Si la politique de Trump peut sembler difficile à appréhender, entre provocations apparentes et revirements successifs, c'est en partie parce qu'on néglige à quel point elle est structurée par un certain imaginaire délétère de l'IA. Décryptage.
Peut-être l’a-t-on déjà oublié ? À l'occasion de son investiture, Donald Trump déclarait : « il n’y a que deux sexes, masculin et féminin », et signait un executive order pour « restaurer la vérité biologique au sein du gouvernement fédéral ». Depuis, les États-Unis, au plan fédéral, ne reconnaissent désormais que ces deux réalités. Croire que cette décision relève exclusivement de l’expression du pire conservatisme revient à méconnaître un phénomène structurel qui traverse les États-Unis : aussi surprenant que cela paraisse, elle est aussi un effet de la représentation du monde qu’imposent les versions dominantes des algorithmes et de l’intelligence artificielle.
Historiquement, le mode de production dominant a toujours imprimé sa marque sur le reste de la société et ses représentations. A l’ère industrielle, la chaîne de montage n’est pas restée cantonnée à l’usine. Elle l’a débordée et a modelé toute la société à son image : c’est l’école standardisée et massifiée, c’est l’État en grande machine linéaire et silotée, c’est le service militaire censé uniformiser, etc. Or, avec le numérique, nous vivons l'avènement d’un autre mode de production hégémonique. En s’imposant, il ne manque pas de fabriquer ses propres formes politiques. Les États-Unis de Trump / Musk en sont le laboratoire.

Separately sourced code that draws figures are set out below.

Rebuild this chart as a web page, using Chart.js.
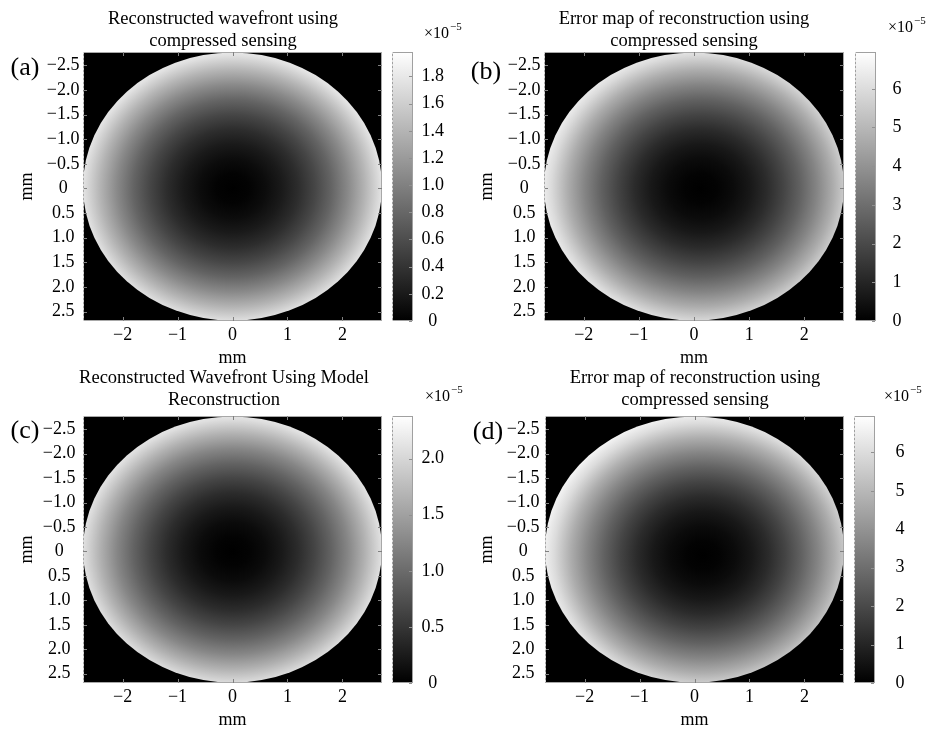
<!DOCTYPE html>
<html><head><meta charset="utf-8">
<script src="https://cdn.jsdelivr.net/npm/chart.js@4.4.0/dist/chart.umd.min.js"></script>
<style>
html,body{margin:0;padding:0;background:#fff;overflow:hidden;width:928px;height:729px;}
.box{position:absolute;}
.lbl{position:absolute;font-family:'Liberation Serif','Times New Roman',serif;color:#000;white-space:nowrap;line-height:1;}
.letter{font-size:26px;transform:translate(-50%,-50%);}
.expo{font-size:16px;line-height:16px;}
.expo span{font-size:11px;position:relative;top:-8px;margin-left:1px;}
</style></head><body>
<div class="box" id="pa"><canvas id="ca"></canvas></div>
<div class="box" id="pb"><canvas id="cbv"></canvas></div>
<div class="box" id="pc"><canvas id="cc"></canvas></div>
<div class="box" id="pd"><canvas id="cd"></canvas></div>
<div class="lbl letter" style="left:25px;top:67px">(a)</div>
<div class="lbl letter" style="left:486px;top:71px">(b)</div>
<div class="lbl letter" style="left:25px;top:430px">(c)</div>
<div class="lbl letter" style="left:488px;top:431px">(d)</div>
<div class="lbl expo" style="left:424px;top:25px">×10<span>−5</span></div>
<div class="lbl expo" style="left:888px;top:19px">×10<span>−5</span></div>
<div class="lbl expo" style="left:425px;top:388px">×10<span>−5</span></div>
<div class="lbl expo" style="left:884px;top:388px">×10<span>−5</span></div>
<script>
// ---------- data ----------
const xTicks = [-2, -1, 0, 1, 2];
const xTickLabels = ['−2', '−1', '0', '1', '2'];
const yTicks = [-2.5, -2, -1.5, -1, -0.5, 0, 0.5, 1, 1.5, 2, 2.5];
const yTickLabels = ['−2.5', '−2.0', '−1.5', '−1.0', '−0.5', '0', '0.5', '1.0', '1.5', '2.0', '2.5'];
const xRange = [-2.72, 2.72];
const yRange = [-2.77, 2.69];

const titleA = ['Reconstructed wavefront using', 'compressed sensing'];
const titleB = ['Error map of reconstruction using', 'compressed sensing'];
const titleC = ['Reconstructed Wavefront Using Model', 'Reconstruction'];
const titleD = ['Error map of reconstruction using', 'compressed sensing'];

const apertureCenter = [0, -0.04];
const apertureRadius = 2.72;

// radial profile sample radii (mm from the darkest point)
const profileRadii = [0, 0.3, 0.6, 0.9, 1.2, 1.5, 1.8, 2.1, 2.4, 2.7, 3.0];
// values (x1e-5) read along a radius
const profileA = [0, 0.02, 0.09, 0.20, 0.35, 0.54, 0.78, 1.06, 1.39, 1.75, 1.98];
const profileB = [0, 0.07, 0.29, 0.66, 1.18, 1.84, 2.65, 3.60, 4.70, 5.95, 6.95];
const profileC = [0, 0.03, 0.10, 0.23, 0.41, 0.64, 0.92, 1.25, 1.64, 2.07, 2.38];
const profileD = [0, 0.07, 0.29, 0.66, 1.18, 1.85, 2.66, 3.62, 4.72, 5.97, 6.95];
// location of the darkest point (mm)
const minPointA = [0, 0];
const minPointB = [0.12, 0];
const minPointC = [0, 0];
const minPointD = [0.15, 0.08];

// colour bars
const cbRangeA = [0, 1.98];
const cbRangeB = [0, 6.95];
const cbRangeC = [0, 2.38];
const cbRangeD = [0, 6.95];
const cbTicksA = [0, 0.2, 0.4, 0.6, 0.8, 1.0, 1.2, 1.4, 1.6, 1.8];
const cbLabelsA = ['0', '0.2', '0.4', '0.6', '0.8', '1.0', '1.2', '1.4', '1.6', '1.8'];
const cbTicksB = [0, 1, 2, 3, 4, 5, 6];
const cbLabelsB = ['0', '1', '2', '3', '4', '5', '6'];
const cbTicksC = [0, 0.5, 1.0, 1.5, 2.0];
const cbLabelsC = ['0', '0.5', '1.0', '1.5', '2.0'];
const cbTicksD = [0, 1, 2, 3, 4, 5, 6];
const cbLabelsD = ['0', '1', '2', '3', '4', '5', '6'];

// ---------- rendering ----------
const FONT = "'Liberation Serif','Times New Roman',serif";

function grayFor(scale, v) {
  const t = Math.max(0, Math.min(1, (v - scale.min) / (scale.max - scale.min)));
  const c = Math.round(255 * t);
  return 'rgb(' + c + ',' + c + ',' + c + ')';
}

const heatPlugin = {
  id: 'heat',
  beforeDatasetsDraw(chart, args, o) {
    const {ctx, chartArea: a, scales: {x, y, cb}} = chart;
    ctx.save();
    ctx.beginPath();
    ctx.rect(a.left, a.top, a.right - a.left, a.bottom - a.top);
    ctx.clip();
    ctx.fillStyle = '#000';
    ctx.fillRect(a.left, a.top, a.right - a.left, a.bottom - a.top);
    const cx = x.getPixelForValue(o.aperture[0]);
    const cy = y.getPixelForValue(o.aperture[1]);
    const rx = Math.abs(x.getPixelForValue(o.aperture[0] + o.radius) - cx);
    const ry = Math.abs(y.getPixelForValue(o.aperture[1] + o.radius) - cy);
    ctx.translate(cx, cy);
    ctx.scale(1, ry / rx);
    const gx = x.getPixelForValue(o.center[0]) - cx;
    const gy = (y.getPixelForValue(o.center[1]) - cy) * rx / ry;
    const rLast = o.radii[o.radii.length - 1];
    const rPx = Math.abs(x.getPixelForValue(o.center[0] + rLast) - x.getPixelForValue(o.center[0]));
    const g = ctx.createRadialGradient(gx, gy, 0, gx, gy, rPx);
    o.radii.forEach((r, i) => g.addColorStop(r / rLast, grayFor(cb, o.values[i])));
    ctx.beginPath();
    ctx.arc(0, 0, rx, 0, Math.PI * 2);
    ctx.fillStyle = g;
    ctx.fill();
    ctx.restore();
  },
  afterDraw(chart, args, o) {
    const {ctx, chartArea: a, scales: {x, y, cb}} = chart;
    ctx.save();
    // plot frame
    ctx.strokeStyle = '#a8a8a8';
    ctx.lineWidth = 1;
    ctx.strokeRect(a.left + 0.5, a.top + 0.5, a.right - a.left - 1, a.bottom - a.top - 1);
    // inward tick marks
    ctx.strokeStyle = '#808080';
    ctx.beginPath();
    x.ticks.forEach(t => {
      const px = Math.round(x.getPixelForValue(t.value)) + 0.5;
      ctx.moveTo(px, a.top); ctx.lineTo(px, a.top + 4);
      ctx.moveTo(px, a.bottom); ctx.lineTo(px, a.bottom - 4);
    });
    y.ticks.forEach(t => {
      const py = Math.round(y.getPixelForValue(t.value)) + 0.5;
      ctx.moveTo(a.left, py); ctx.lineTo(a.left + 4, py);
      ctx.moveTo(a.right, py); ctx.lineTo(a.right - 4, py);
    });
    ctx.stroke();
    // left edge dotted highlight
    ctx.strokeStyle = '#d8d8d8';
    ctx.setLineDash([2, 2]);
    ctx.beginPath();
    ctx.moveTo(a.left + 0.5, a.top); ctx.lineTo(a.left + 0.5, a.bottom);
    ctx.stroke();
    ctx.setLineDash([]);
    // colour bar
    const x0 = Math.round(a.right + o.cbGap);
    const w = o.cbWidth;
    const top = cb.getPixelForValue(cb.max);
    const bot = cb.getPixelForValue(cb.min);
    const lg = ctx.createLinearGradient(0, bot, 0, top);
    lg.addColorStop(0, grayFor(cb, cb.min));
    lg.addColorStop(1, grayFor(cb, cb.max));
    ctx.fillStyle = lg;
    ctx.fillRect(x0, top, w, bot - top);
    ctx.strokeStyle = '#a0a0a0';
    ctx.strokeRect(x0 + 0.5, top + 0.5, w - 1, bot - top - 1);
    ctx.strokeStyle = '#909090';
    ctx.beginPath();
    cb.ticks.forEach(t => {
      const py = Math.round(cb.getPixelForValue(t.value)) + 0.5;
      ctx.moveTo(x0 + w - 1, py); ctx.lineTo(x0 + w - 4, py);
    });
    ctx.stroke();
    ctx.strokeStyle = '#dcdcdc';
    ctx.setLineDash([2, 2]);
    ctx.beginPath();
    ctx.moveTo(x0 + 0.5, top); ctx.lineTo(x0 + 0.5, bot);
    ctx.stroke();
    ctx.restore();
  }
};

function makePanel(p) {
  const box = document.getElementById(p.box);
  box.style.left = p.left + 'px';
  box.style.top = p.top + 'px';
  box.style.width = p.width + 'px';
  box.style.height = p.height + 'px';
  const tickFont = {family: FONT, size: 18};
  return new Chart(document.getElementById(p.canvas), {
    type: 'scatter',
    data: {datasets: [{data: [], pointRadius: 0}]},
    plugins: [heatPlugin],
    options: {
      responsive: true,
      maintainAspectRatio: false,
      animation: false,
      events: [],
      layout: {padding: 0},
      plugins: {
        legend: {display: false},
        tooltip: {enabled: false},
        title: {
          display: true,
          text: p.title,
          color: '#000',
          font: {family: FONT, size: 18.5, weight: 'normal', lineHeight: '22px'},
          padding: p.titlePad
        },
        heat: {
          aperture: apertureCenter,
          radius: apertureRadius,
          center: p.minPoint,
          radii: profileRadii,
          values: p.profile,
          cbGap: p.cbGap,
          cbWidth: 21
        }
      },
      scales: {
        x: {
          type: 'linear', position: 'bottom',
          min: xRange[0], max: xRange[1],
          grid: {display: false, drawTicks: false},
          border: {display: false},
          afterBuildTicks: s => { s.ticks = xTicks.map(v => ({value: v})); },
          afterFit: s => { s.height = 48; },
          ticks: {autoSkip: false, maxRotation: 0, color: '#000', font: tickFont, padding: 3,
                  callback: (v, i) => xTickLabels[i]},
          title: {display: true, text: 'mm', color: '#000', font: tickFont, padding: {top: 0, bottom: 0}}
        },
        y: {
          type: 'linear', position: 'left', reverse: true,
          min: yRange[0], max: yRange[1],
          grid: {display: false, drawTicks: false},
          border: {display: false},
          afterBuildTicks: s => { s.ticks = yTicks.map(v => ({value: v})); },
          afterFit: s => { s.width = p.yWidth; },
          ticks: {autoSkip: false, crossAlign: 'center', color: '#000', font: tickFont, padding: p.yTickPad,
                  callback: (v, i) => yTickLabels[i]},
          title: {display: true, text: 'mm', color: '#000', font: tickFont, padding: {top: p.yTitlePad, bottom: 0}}
        },
        // reserves the room where the colour bar is painted
        barSpace: {
          type: 'linear', position: 'right', weight: 0, min: 0, max: 1,
          grid: {display: false, drawTicks: false},
          border: {display: false},
          ticks: {display: false},
          afterFit: s => { s.width = p.cbGap + 21; }
        },
        cb: {
          type: 'linear', position: 'right', weight: 1,
          min: p.cbRange[0], max: p.cbRange[1],
          grid: {display: false, drawTicks: false},
          border: {display: false},
          afterBuildTicks: s => { s.ticks = p.cbTicks.map(v => ({value: v})); },
          afterFit: s => { s.width = p.cbAxisWidth; },
          ticks: {autoSkip: false, crossAlign: 'center', color: '#000', font: tickFont, padding: p.cbPad,
                  callback: (v, i) => p.cbLabels[i]}
        }
      }
    }
  });
}

makePanel({box: 'pa', canvas: 'ca', left: 0, top: 0, width: 446, height: 369,
  title: titleA, titlePad: {top: 8, bottom: 0}, yWidth: 83, yTickPad: 3.5, yTitlePad: 16,
  cbAxisWidth: 33, cbPad: 8.5, cbGap: 10, cbRange: cbRangeA, cbTicks: cbTicksA, cbLabels: cbLabelsA,
  profile: profileA, minPoint: minPointA});
makePanel({box: 'pb', canvas: 'cbv', left: 461, top: 0, width: 446, height: 369,
  title: titleB, titlePad: {top: 8, bottom: 0}, yWidth: 83, yTickPad: 3.5, yTitlePad: 15.5,
  cbAxisWidth: 31, cbPad: 16.5, cbGap: 11, cbRange: cbRangeB, cbTicks: cbTicksB, cbLabels: cbLabelsB,
  profile: profileB, minPoint: minPointB});
makePanel({box: 'pc', canvas: 'cc', left: 1, top: 364, width: 446, height: 367,
  title: titleC, titlePad: {top: 3, bottom: 5}, yWidth: 82, yTickPad: 7.5, yTitlePad: 15,
  cbAxisWidth: 34, cbPad: 8.5, cbGap: 10, cbRange: cbRangeC, cbTicks: cbTicksC, cbLabels: cbLabelsC,
  profile: profileC, minPoint: minPointC});
makePanel({box: 'pd', canvas: 'cd', left: 472, top: 364, width: 446, height: 367,
  title: titleD, titlePad: {top: 3, bottom: 5}, yWidth: 73, yTickPad: 5.5, yTitlePad: 4,
  cbAxisWidth: 43, cbPad: 20.5, cbGap: 10, cbRange: cbRangeD, cbTicks: cbTicksD, cbLabels: cbLabelsD,
  profile: profileD, minPoint: minPointD});
</script>
</body></html>
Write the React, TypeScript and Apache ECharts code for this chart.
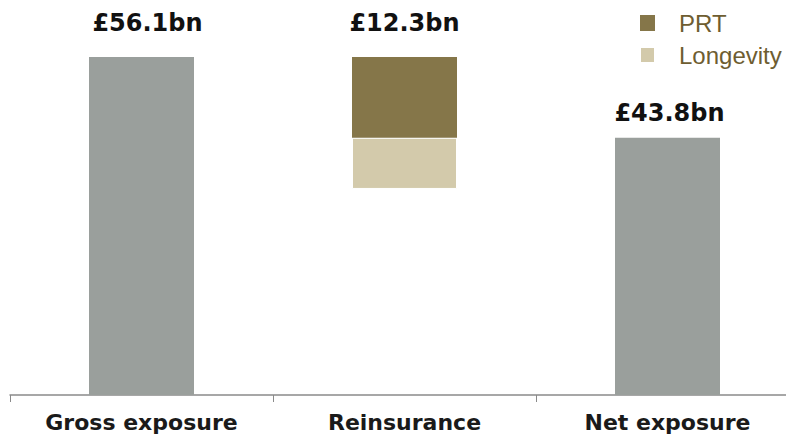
import React, { useEffect, useRef } from "react";
import * as echarts from "echarts";

const categories = ["Gross exposure", "Reinsurance", "Net exposure"];
// Headline figures printed above bars (£bn)
const labelValues = [56.1, 12.3, 43.8];
// Bar geometry as drawn (illustrative, £bn scale)
const baseValues = [0, 34.2, 0];
const totalValues: (number | string)[] = [56.1, "-", 42.7];
const longevityValues: (number | string)[] = ["-", 8.5, "-"];
const prtValues: (number | string)[] = ["-", 13.4, "-"];
const labelDistances = [22, 22, 13];
const labelOffsetsX = [6, 0, 2];

export default function App() {
  const ref = useRef<HTMLDivElement>(null);
  useEffect(() => {
    document.body.style.margin = "0";
    const chart = echarts.init(ref.current!, null, { renderer: "svg" });
    const valueLabel = (idx: number) => ({
      show: true,
      position: "top",
      distance: labelDistances[idx],
      offset: [labelOffsetsX[idx], 0],
      formatter: () => `£${labelValues[idx].toFixed(1)}bn`,
      fontFamily: "DejaVu Sans",
      fontWeight: "bold",
      fontSize: 24,
      color: "#111",
    });
    chart.setOption({
      animation: false,
      backgroundColor: "#fff",
      grid: { left: 10, right: 1, top: 57, bottom: 40 },
      legend: {
        orient: "vertical",
        left: 639,
        top: 11,
        padding: 0,
        itemWidth: 15,
        itemHeight: 16,
        itemGap: 8,
        icon: "rect",
        data: ["PRT", "Longevity"],
        textStyle: {
          fontFamily: "Liberation Sans",
          fontSize: 24,
          lineHeight: 16,
          color: "#6e5d31",
          padding: [0, 0, 0, 19],
        },
      },
      xAxis: {
        type: "category",
        data: categories,
        axisLine: { lineStyle: { color: "#8a8a8a", width: 1.5 } },
        axisTick: { show: true, length: 7, lineStyle: { color: "#8a8a8a" } },
        axisLabel: {
          fontFamily: "DejaVu Sans",
          fontWeight: "bold",
          fontSize: 22,
          color: "#1a1a1a",
          margin: 16,
        },
      },
      yAxis: { type: "value", min: 0, max: 56.1, show: false },
      series: [
        {
          name: "base",
          type: "bar",
          stack: "w",
          barWidth: 105,
          itemStyle: { color: "transparent" },
          data: baseValues,
          silent: true,
        },
        {
          name: "Total",
          type: "bar",
          stack: "w",
          barWidth: 105,
          itemStyle: { color: "#9a9f9c" },
          data: totalValues.map((v, i) =>
            v === "-" ? "-" : { value: v, label: valueLabel(i) }
          ),
        },
        {
          name: "Longevity",
          type: "bar",
          stack: "w",
          barWidth: 105,
          itemStyle: { color: "#d3caab", borderColor: "#fff", borderWidth: 1 },
          data: longevityValues,
        },
        {
          name: "PRT",
          type: "bar",
          stack: "w",
          barWidth: 105,
          itemStyle: { color: "#857649" },
          data: prtValues.map((v, i) =>
            v === "-" ? "-" : { value: v, label: valueLabel(i) }
          ),
        },
      ],
    });
    return () => chart.dispose();
  }, []);
  return (
    <div style={{ width: 786, height: 435, overflow: "hidden", position: "relative" }}>
      <div ref={ref} style={{ width: 800, height: 435 }} />
    </div>
  );
}
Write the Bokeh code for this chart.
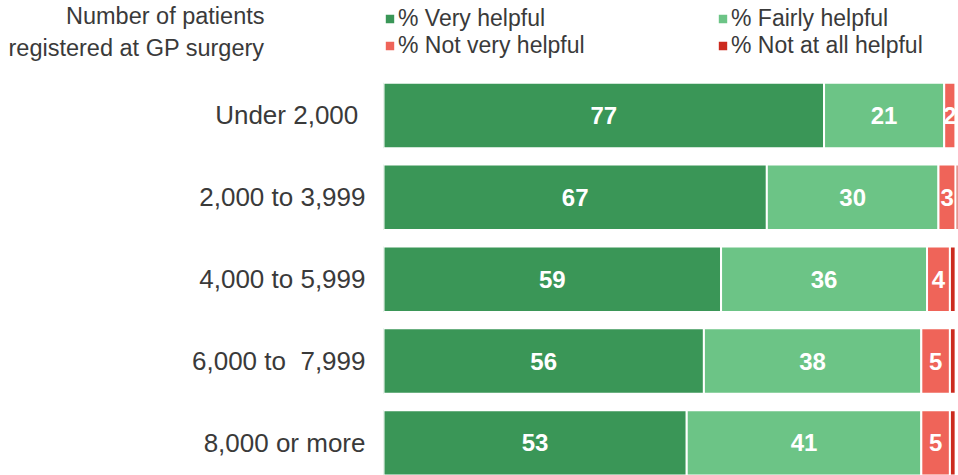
import numpy as np
from bokeh.plotting import figure
from bokeh.models import ColumnDataSource, Range1d, FixedTicker, Legend, LegendItem, LinearAxis
from bokeh.core.properties import value
from bokeh.embed import file_html
from bokeh.resources import INLINE

# ---- data ----
categories = ["Under 2,000\u00a0", "2,000 to 3,999", "4,000 to 5,999", "6,000 to \u00a07,999", "8,000 or more"]
very_helpful = [77, 67, 59, 56, 53]
fairly_helpful = [21, 30, 36, 38, 41]
not_very_helpful = [2, 3, 4, 5, 5]
not_at_all_helpful = [0, 1, 1, 1, 1]
series_names = ["% Very helpful", "% Fairly helpful", "% Not very helpful", "% Not at all helpful"]
title_text = "Number of patients\nregistered at GP surgery"

# ---- style ----
colors = ["#3a9657", "#6cc486", "#ef6459", "#cc2a1e"]
FONT = "Liberation Sans"
TEXT = "#3a3a3a"
TITLE_POS = -1.02   # vertical position of the axis title (in row units)

p = figure(width=958, height=475, output_backend="svg", toolbar_location=None,
           x_range=Range1d(0, 100.5), y_range=Range1d(4.397, -1.404),
           x_axis_location=None, min_border_left=383, min_border_right=0,
           min_border_top=0, min_border_bottom=0)
p.outline_line_color = None
p.grid.visible = False
p.background_fill_color = "white"
p.border_fill_color = "white"

ys = list(range(len(categories)))
series = [very_helpful, fairly_helpful, not_very_helpful, not_at_all_helpful]
left = np.zeros(len(categories))
renderers = []
for i, (name, vals, col) in enumerate(zip(series_names, series, colors)):
    vals = np.array(vals, dtype=float)
    src = ColumnDataSource(dict(y=ys, left=left, right=left + vals, mid=left + vals / 2,
                                label=[str(int(v)) for v in vals]))
    r = p.hbar(y="y", left="left", right="right", height=0.8, fill_color=col,
               line_color="white", line_width=2, source=src)
    renderers.append(r)
    if i < 3:
        p.text(x="mid", y="y", text="label", source=src, text_color="white",
               text_font=value(FONT), text_font_style="bold", text_font_size="24px",
               text_align="center", text_baseline="middle")
    left = left + vals


def style_axis(ax, size, standoff):
    ax.axis_line_color = None
    ax.major_tick_line_color = None
    ax.minor_tick_line_color = None
    ax.major_tick_out = 0
    ax.major_tick_in = 0
    ax.major_label_standoff = standoff
    ax.major_label_text_font = FONT
    ax.major_label_text_font_size = size
    ax.major_label_text_color = TEXT


yaxis = p.yaxis[0]
yaxis.ticker = FixedTicker(ticks=ys)
yaxis.major_label_overrides = {i: c for i, c in enumerate(categories)}
style_axis(yaxis, "26px", 18)

title_axis = LinearAxis(y_range_name="default", ticker=FixedTicker(ticks=[TITLE_POS]),
                        major_label_overrides={TITLE_POS: title_text})
style_axis(title_axis, "23.5px", -75)
p.add_layout(title_axis, "left")

legend = Legend(items=[LegendItem(label=n, renderers=[r]) for n, r in zip(series_names, renderers)],
                orientation="horizontal", ncols=2, location=(0, 416),
                glyph_width=13, glyph_height=13, label_standoff=2, label_width=318,
                label_height=20, spacing=-1, padding=0, margin=0,
                border_line_color=None, background_fill_alpha=0,
                label_text_font=FONT, label_text_font_size="23px", label_text_color=TEXT)
p.add_layout(legend)

open("out.html", "w").write(file_html(p, INLINE))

Cette traduction du processus productif dominant dans des formes politiques prend avant tout les traits du gouvernement algorithmique, c’est-à-dire l’idée que, à l’ère de l’IA, les algorithmes peuvent faire de meilleurs choix que nous. Ce fut flagrant dans le projet du DOGE d’Elon Musk qui entendait prendre le pouvoir par les SI et les data pour calculer et décider. Tout cela fut brouillon, souvent invalidé par la justice, mais nous avons été les témoins d’un début de synchronisation entre le processus productif numérique dominant et le mode de gouvernement post ère industrielle. En ce sens, ce qui se passe est structurel et pas seulement le fait de personnalités pathologiques. Trump n’est pas une sortie de route. Sous nos yeux, l’appareil étatique états-unien se réaligne conceptuellement sur le système productif dominant de l’ère numérique.